(Records contained in a dataset)
★ ★ ★
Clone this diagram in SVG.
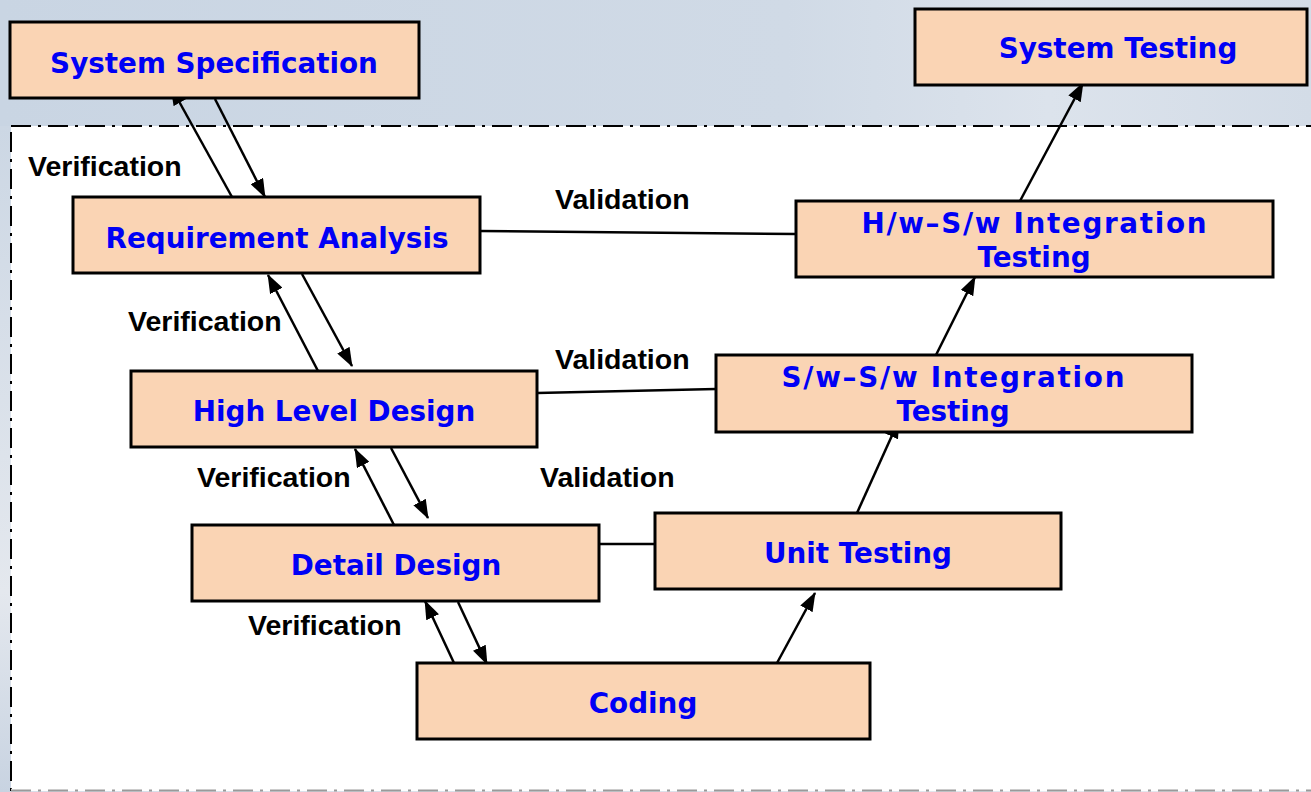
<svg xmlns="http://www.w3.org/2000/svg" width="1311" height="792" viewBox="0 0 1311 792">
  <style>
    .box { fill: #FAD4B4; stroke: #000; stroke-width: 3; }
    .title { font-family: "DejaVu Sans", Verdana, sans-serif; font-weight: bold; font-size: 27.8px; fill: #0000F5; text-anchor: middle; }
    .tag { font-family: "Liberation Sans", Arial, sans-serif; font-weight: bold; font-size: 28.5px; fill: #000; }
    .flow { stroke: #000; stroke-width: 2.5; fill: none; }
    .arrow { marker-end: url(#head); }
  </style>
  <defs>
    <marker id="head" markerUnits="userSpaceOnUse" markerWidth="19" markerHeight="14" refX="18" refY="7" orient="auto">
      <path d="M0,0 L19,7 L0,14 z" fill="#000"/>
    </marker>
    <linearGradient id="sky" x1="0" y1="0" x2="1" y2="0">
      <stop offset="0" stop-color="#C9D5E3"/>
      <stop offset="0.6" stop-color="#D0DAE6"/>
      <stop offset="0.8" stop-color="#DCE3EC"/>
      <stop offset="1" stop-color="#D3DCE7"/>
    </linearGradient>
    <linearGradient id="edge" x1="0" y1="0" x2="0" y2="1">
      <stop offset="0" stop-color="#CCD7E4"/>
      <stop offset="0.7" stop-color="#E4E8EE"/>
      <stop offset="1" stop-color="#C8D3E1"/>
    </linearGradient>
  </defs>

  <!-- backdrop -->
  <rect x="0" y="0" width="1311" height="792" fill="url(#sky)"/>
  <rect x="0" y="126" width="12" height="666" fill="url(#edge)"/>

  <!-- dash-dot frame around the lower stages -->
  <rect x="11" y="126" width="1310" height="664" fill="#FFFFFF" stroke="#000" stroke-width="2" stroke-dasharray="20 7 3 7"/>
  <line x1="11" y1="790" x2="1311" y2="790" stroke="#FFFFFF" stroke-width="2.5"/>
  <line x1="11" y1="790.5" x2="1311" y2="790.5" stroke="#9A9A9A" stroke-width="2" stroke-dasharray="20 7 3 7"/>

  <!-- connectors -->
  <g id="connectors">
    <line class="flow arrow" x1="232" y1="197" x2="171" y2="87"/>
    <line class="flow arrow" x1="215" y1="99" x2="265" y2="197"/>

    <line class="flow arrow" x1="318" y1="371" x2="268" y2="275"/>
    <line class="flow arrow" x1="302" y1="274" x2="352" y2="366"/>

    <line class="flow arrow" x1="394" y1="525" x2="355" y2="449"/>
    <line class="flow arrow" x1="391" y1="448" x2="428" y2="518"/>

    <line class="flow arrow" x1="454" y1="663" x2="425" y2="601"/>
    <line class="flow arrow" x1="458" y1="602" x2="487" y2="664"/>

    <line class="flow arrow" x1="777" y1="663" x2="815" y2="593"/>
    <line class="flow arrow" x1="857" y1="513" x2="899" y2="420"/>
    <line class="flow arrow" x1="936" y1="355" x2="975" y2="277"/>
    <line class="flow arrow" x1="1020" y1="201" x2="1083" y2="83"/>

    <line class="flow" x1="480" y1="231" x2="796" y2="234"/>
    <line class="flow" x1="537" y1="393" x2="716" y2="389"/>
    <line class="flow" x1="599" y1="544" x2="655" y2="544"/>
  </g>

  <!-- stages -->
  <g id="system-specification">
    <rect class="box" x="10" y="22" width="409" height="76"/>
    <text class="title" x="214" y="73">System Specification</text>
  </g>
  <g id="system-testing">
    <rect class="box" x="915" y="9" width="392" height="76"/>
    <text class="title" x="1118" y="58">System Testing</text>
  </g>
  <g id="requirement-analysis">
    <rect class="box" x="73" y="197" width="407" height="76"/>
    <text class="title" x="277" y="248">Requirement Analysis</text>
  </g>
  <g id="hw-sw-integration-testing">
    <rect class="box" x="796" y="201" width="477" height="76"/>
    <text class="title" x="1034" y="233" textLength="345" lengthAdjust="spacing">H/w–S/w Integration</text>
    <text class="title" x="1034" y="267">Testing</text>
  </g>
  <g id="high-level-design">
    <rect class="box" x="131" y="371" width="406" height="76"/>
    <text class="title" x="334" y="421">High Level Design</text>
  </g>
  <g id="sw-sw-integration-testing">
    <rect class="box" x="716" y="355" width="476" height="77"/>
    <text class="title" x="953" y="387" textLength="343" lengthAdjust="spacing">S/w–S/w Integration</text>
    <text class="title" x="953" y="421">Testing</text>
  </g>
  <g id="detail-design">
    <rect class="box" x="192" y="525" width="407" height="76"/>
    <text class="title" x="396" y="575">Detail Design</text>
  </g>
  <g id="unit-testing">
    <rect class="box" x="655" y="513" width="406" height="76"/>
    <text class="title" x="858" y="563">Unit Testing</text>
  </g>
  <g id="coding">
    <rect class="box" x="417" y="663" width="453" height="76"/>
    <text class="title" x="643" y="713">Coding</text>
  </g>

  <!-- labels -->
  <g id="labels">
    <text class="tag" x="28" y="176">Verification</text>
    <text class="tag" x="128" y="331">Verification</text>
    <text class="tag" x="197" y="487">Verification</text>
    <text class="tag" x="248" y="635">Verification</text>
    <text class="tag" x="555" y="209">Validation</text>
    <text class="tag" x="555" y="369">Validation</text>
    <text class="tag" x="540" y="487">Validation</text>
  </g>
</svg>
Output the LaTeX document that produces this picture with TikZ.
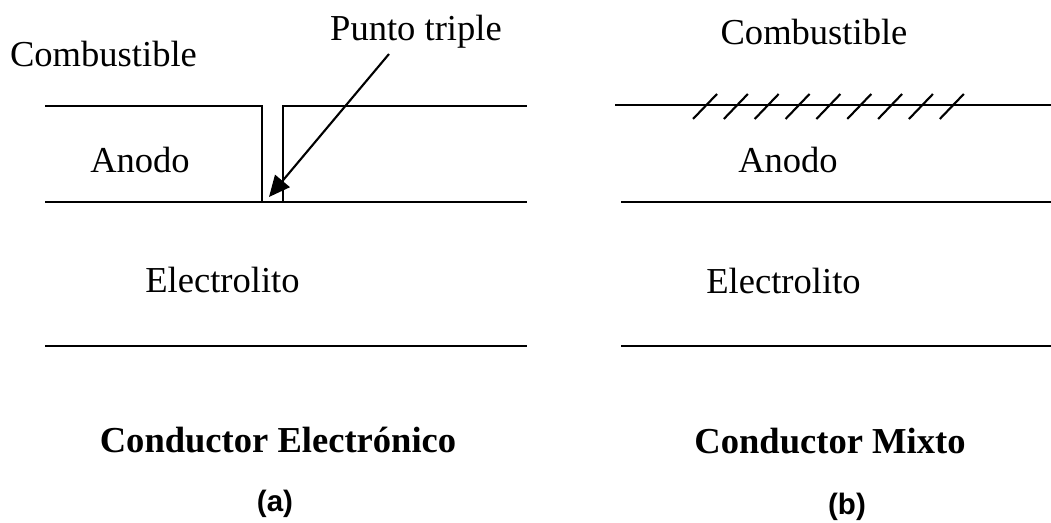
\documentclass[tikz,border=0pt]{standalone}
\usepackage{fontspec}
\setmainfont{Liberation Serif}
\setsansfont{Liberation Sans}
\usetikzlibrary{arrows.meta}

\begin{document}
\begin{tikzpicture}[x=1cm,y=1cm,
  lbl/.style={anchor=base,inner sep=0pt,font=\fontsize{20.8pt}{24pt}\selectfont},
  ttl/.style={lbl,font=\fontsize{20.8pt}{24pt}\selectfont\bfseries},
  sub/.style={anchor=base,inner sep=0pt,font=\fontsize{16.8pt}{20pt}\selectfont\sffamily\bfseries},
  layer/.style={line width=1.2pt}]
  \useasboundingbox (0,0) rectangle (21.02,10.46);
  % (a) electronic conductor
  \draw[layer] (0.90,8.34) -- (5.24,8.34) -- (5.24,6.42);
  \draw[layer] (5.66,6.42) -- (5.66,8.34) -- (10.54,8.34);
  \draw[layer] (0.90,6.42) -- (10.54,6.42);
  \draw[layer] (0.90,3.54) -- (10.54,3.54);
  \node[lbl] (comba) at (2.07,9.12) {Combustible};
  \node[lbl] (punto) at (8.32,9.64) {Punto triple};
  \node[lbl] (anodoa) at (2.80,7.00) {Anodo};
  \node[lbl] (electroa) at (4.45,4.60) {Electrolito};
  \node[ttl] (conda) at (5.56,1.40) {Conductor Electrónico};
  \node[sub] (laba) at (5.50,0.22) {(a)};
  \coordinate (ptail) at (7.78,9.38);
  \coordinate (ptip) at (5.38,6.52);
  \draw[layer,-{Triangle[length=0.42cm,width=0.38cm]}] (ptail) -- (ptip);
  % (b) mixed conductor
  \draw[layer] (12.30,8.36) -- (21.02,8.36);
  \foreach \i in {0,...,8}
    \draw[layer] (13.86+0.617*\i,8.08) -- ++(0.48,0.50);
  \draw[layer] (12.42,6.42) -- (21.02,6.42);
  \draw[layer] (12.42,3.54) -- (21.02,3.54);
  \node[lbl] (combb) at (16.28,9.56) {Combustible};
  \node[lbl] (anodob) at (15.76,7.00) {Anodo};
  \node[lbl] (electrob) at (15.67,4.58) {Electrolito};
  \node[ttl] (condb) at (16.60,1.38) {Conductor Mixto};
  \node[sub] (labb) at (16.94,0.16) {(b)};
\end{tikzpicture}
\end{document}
★ ★ ★
* _TASK PROMPT_
Every record above should come back exactly, but without its pictures.

* _FULL SOLUTION_
Clone this diagram in SVG.
<svg xmlns="http://www.w3.org/2000/svg" width="1311" height="792" viewBox="0 0 1311 792">
  <style>
    .box { fill: #FAD4B4; stroke: #000; stroke-width: 3; }
    .title { font-family: "DejaVu Sans", Verdana, sans-serif; font-weight: bold; font-size: 27.8px; fill: #0000F5; text-anchor: middle; }
    .tag { font-family: "Liberation Sans", Arial, sans-serif; font-weight: bold; font-size: 28.5px; fill: #000; }
    .flow { stroke: #000; stroke-width: 2.5; fill: none; }
    .arrow { marker-end: url(#head); }
  </style>
  <defs>
    <marker id="head" markerUnits="userSpaceOnUse" markerWidth="19" markerHeight="14" refX="18" refY="7" orient="auto">
      <path d="M0,0 L19,7 L0,14 z" fill="#000"/>
    </marker>
    <linearGradient id="sky" x1="0" y1="0" x2="1" y2="0">
      <stop offset="0" stop-color="#C9D5E3"/>
      <stop offset="0.6" stop-color="#D0DAE6"/>
      <stop offset="0.8" stop-color="#DCE3EC"/>
      <stop offset="1" stop-color="#D3DCE7"/>
    </linearGradient>
    <linearGradient id="edge" x1="0" y1="0" x2="0" y2="1">
      <stop offset="0" stop-color="#CCD7E4"/>
      <stop offset="0.7" stop-color="#E4E8EE"/>
      <stop offset="1" stop-color="#C8D3E1"/>
    </linearGradient>
  </defs>

  <!-- backdrop -->
  <rect x="0" y="0" width="1311" height="792" fill="url(#sky)"/>
  <rect x="0" y="126" width="12" height="666" fill="url(#edge)"/>

  <!-- dash-dot frame around the lower stages -->
  <rect x="11" y="126" width="1310" height="664" fill="#FFFFFF" stroke="#000" stroke-width="2" stroke-dasharray="20 7 3 7"/>
  <line x1="11" y1="790" x2="1311" y2="790" stroke="#FFFFFF" stroke-width="2.5"/>
  <line x1="11" y1="790.5" x2="1311" y2="790.5" stroke="#9A9A9A" stroke-width="2" stroke-dasharray="20 7 3 7"/>

  <!-- connectors -->
  <g id="connectors">
    <line class="flow arrow" x1="232" y1="197" x2="171" y2="87"/>
    <line class="flow arrow" x1="215" y1="99" x2="265" y2="197"/>

    <line class="flow arrow" x1="318" y1="371" x2="268" y2="275"/>
    <line class="flow arrow" x1="302" y1="274" x2="352" y2="366"/>

    <line class="flow arrow" x1="394" y1="525" x2="355" y2="449"/>
    <line class="flow arrow" x1="391" y1="448" x2="428" y2="518"/>

    <line class="flow arrow" x1="454" y1="663" x2="425" y2="601"/>
    <line class="flow arrow" x1="458" y1="602" x2="487" y2="664"/>

    <line class="flow arrow" x1="777" y1="663" x2="815" y2="593"/>
    <line class="flow arrow" x1="857" y1="513" x2="899" y2="420"/>
    <line class="flow arrow" x1="936" y1="355" x2="975" y2="277"/>
    <line class="flow arrow" x1="1020" y1="201" x2="1083" y2="83"/>

    <line class="flow" x1="480" y1="231" x2="796" y2="234"/>
    <line class="flow" x1="537" y1="393" x2="716" y2="389"/>
    <line class="flow" x1="599" y1="544" x2="655" y2="544"/>
  </g>

  <!-- stages -->
  <g id="system-specification">
    <rect class="box" x="10" y="22" width="409" height="76"/>
    <text class="title" x="214" y="73">System Specification</text>
  </g>
  <g id="system-testing">
    <rect class="box" x="915" y="9" width="392" height="76"/>
    <text class="title" x="1118" y="58">System Testing</text>
  </g>
  <g id="requirement-analysis">
    <rect class="box" x="73" y="197" width="407" height="76"/>
    <text class="title" x="277" y="248">Requirement Analysis</text>
  </g>
  <g id="hw-sw-integration-testing">
    <rect class="box" x="796" y="201" width="477" height="76"/>
    <text class="title" x="1034" y="233" textLength="345" lengthAdjust="spacing">H/w–S/w Integration</text>
    <text class="title" x="1034" y="267">Testing</text>
  </g>
  <g id="high-level-design">
    <rect class="box" x="131" y="371" width="406" height="76"/>
    <text class="title" x="334" y="421">High Level Design</text>
  </g>
  <g id="sw-sw-integration-testing">
    <rect class="box" x="716" y="355" width="476" height="77"/>
    <text class="title" x="953" y="387" textLength="343" lengthAdjust="spacing">S/w–S/w Integration</text>
    <text class="title" x="953" y="421">Testing</text>
  </g>
  <g id="detail-design">
    <rect class="box" x="192" y="525" width="407" height="76"/>
    <text class="title" x="396" y="575">Detail Design</text>
  </g>
  <g id="unit-testing">
    <rect class="box" x="655" y="513" width="406" height="76"/>
    <text class="title" x="858" y="563">Unit Testing</text>
  </g>
  <g id="coding">
    <rect class="box" x="417" y="663" width="453" height="76"/>
    <text class="title" x="643" y="713">Coding</text>
  </g>

  <!-- labels -->
  <g id="labels">
    <text class="tag" x="28" y="176">Verification</text>
    <text class="tag" x="128" y="331">Verification</text>
    <text class="tag" x="197" y="487">Verification</text>
    <text class="tag" x="248" y="635">Verification</text>
    <text class="tag" x="555" y="209">Validation</text>
    <text class="tag" x="555" y="369">Validation</text>
    <text class="tag" x="540" y="487">Validation</text>
  </g>
</svg>
Output the LaTeX document that produces this picture with TikZ.
\documentclass[tikz,border=0pt]{standalone}
\usepackage{fontspec}
\setmainfont{Liberation Serif}
\setsansfont{Liberation Sans}
\usetikzlibrary{arrows.meta}

\begin{document}
\begin{tikzpicture}[x=1cm,y=1cm,
  lbl/.style={anchor=base,inner sep=0pt,font=\fontsize{20.8pt}{24pt}\selectfont},
  ttl/.style={lbl,font=\fontsize{20.8pt}{24pt}\selectfont\bfseries},
  sub/.style={anchor=base,inner sep=0pt,font=\fontsize{16.8pt}{20pt}\selectfont\sffamily\bfseries},
  layer/.style={line width=1.2pt}]
  \useasboundingbox (0,0) rectangle (21.02,10.46);
  % (a) electronic conductor
  \draw[layer] (0.90,8.34) -- (5.24,8.34) -- (5.24,6.42);
  \draw[layer] (5.66,6.42) -- (5.66,8.34) -- (10.54,8.34);
  \draw[layer] (0.90,6.42) -- (10.54,6.42);
  \draw[layer] (0.90,3.54) -- (10.54,3.54);
  \node[lbl] (comba) at (2.07,9.12) {Combustible};
  \node[lbl] (punto) at (8.32,9.64) {Punto triple};
  \node[lbl] (anodoa) at (2.80,7.00) {Anodo};
  \node[lbl] (electroa) at (4.45,4.60) {Electrolito};
  \node[ttl] (conda) at (5.56,1.40) {Conductor Electrónico};
  \node[sub] (laba) at (5.50,0.22) {(a)};
  \coordinate (ptail) at (7.78,9.38);
  \coordinate (ptip) at (5.38,6.52);
  \draw[layer,-{Triangle[length=0.42cm,width=0.38cm]}] (ptail) -- (ptip);
  % (b) mixed conductor
  \draw[layer] (12.30,8.36) -- (21.02,8.36);
  \foreach \i in {0,...,8}
    \draw[layer] (13.86+0.617*\i,8.08) -- ++(0.48,0.50);
  \draw[layer] (12.42,6.42) -- (21.02,6.42);
  \draw[layer] (12.42,3.54) -- (21.02,3.54);
  \node[lbl] (combb) at (16.28,9.56) {Combustible};
  \node[lbl] (anodob) at (15.76,7.00) {Anodo};
  \node[lbl] (electrob) at (15.67,4.58) {Electrolito};
  \node[ttl] (condb) at (16.60,1.38) {Conductor Mixto};
  \node[sub] (labb) at (16.94,0.16) {(b)};
\end{tikzpicture}
\end{document}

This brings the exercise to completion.